The unreduced cone $\text{Cone}(X)$ on a space $X$ is given by $$ \text{Cone}(X)=X\times I/ X\times \{1\}$$ where $I$ is a unit interval. Show that Cone($S^{n-1}$) is homeomorphic to $D^{n}$ where $S^{n-1}=\left\{x\in R^{n}| \left\| x \right\|=1 \right\}$ and $D^{n}=\left\{x\in R^{n}| \left\| x \right\| \leq 1 \right\}$.
Intuitively I want to construct a homeomorphism by projecting some part of the cone into the interior of the sphere. But I don't know how to carry it out by using accurate mathematical language.

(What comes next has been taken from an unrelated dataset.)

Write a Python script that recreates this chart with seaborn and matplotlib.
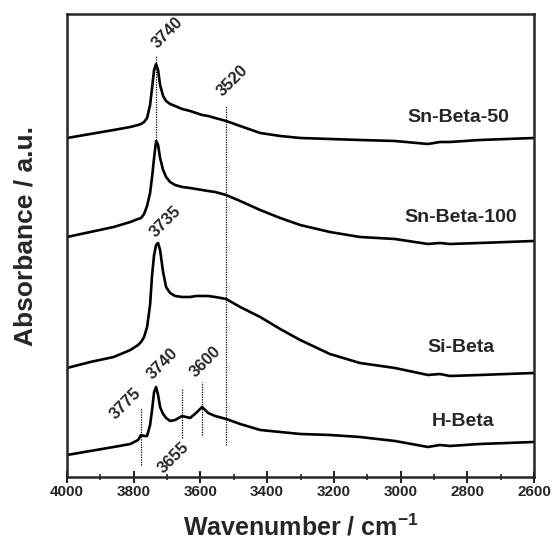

Let $p$ denote the apex of the cone $\text{Cone}(S^{n-1})$. For each $x\in S^{n-1}$ and each $t\in[0,1]$ let $c(x,t)\in \text{Cone}(S^{n-1})$ satisfying
$$ c(x,t)=(1-t)p+tx$$
Then let $f: \text{Cone}(S^{n-1})\to D^n$ be defined by
$$ f(c(x,t))=tx $$
This continuously maps $\text{Cone}(S^{n-1})$ onto $D^n$ and its inverse continuously maps $D^n$ onto $\text{Cone}(S^{n-1})$.